### Required work:
Retype each line of the listing below, from the first through the one holding "from matplotlib.ticker import FuncFormatter", with no other lines.

### Source excerpt:
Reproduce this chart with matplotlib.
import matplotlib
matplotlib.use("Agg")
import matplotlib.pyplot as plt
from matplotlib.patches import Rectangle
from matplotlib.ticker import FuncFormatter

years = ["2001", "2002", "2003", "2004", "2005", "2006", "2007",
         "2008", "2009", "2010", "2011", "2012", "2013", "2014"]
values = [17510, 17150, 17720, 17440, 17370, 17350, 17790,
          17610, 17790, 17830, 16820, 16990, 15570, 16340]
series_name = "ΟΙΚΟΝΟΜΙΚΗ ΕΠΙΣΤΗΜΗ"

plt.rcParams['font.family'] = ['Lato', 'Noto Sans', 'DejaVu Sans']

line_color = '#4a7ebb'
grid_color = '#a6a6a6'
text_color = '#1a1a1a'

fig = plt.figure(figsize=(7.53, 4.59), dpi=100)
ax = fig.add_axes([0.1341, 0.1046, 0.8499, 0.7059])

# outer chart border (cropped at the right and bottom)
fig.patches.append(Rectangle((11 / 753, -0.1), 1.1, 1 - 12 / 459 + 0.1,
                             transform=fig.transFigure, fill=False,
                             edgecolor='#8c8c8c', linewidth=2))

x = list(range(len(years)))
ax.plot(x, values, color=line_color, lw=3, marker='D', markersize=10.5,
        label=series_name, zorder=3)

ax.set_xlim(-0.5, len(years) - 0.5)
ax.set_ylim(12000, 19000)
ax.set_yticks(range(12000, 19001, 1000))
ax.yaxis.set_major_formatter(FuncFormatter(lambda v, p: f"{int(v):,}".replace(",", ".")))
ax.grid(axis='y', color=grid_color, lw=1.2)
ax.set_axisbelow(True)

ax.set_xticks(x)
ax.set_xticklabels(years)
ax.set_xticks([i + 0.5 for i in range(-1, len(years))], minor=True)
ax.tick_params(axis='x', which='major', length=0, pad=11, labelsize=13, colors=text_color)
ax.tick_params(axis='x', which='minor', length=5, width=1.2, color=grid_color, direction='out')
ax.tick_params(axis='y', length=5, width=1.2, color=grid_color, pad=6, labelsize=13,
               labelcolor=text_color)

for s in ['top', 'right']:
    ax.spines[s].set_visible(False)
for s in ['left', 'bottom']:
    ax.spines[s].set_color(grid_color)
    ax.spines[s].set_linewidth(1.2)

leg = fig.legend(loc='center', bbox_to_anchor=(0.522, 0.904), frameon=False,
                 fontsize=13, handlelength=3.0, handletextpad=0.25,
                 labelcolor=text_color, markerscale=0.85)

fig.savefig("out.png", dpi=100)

### Completed exercise:
Reproduce this chart with matplotlib.
import matplotlib
matplotlib.use("Agg")
import matplotlib.pyplot as plt
from matplotlib.patches import Rectangle
from matplotlib.ticker import FuncFormatter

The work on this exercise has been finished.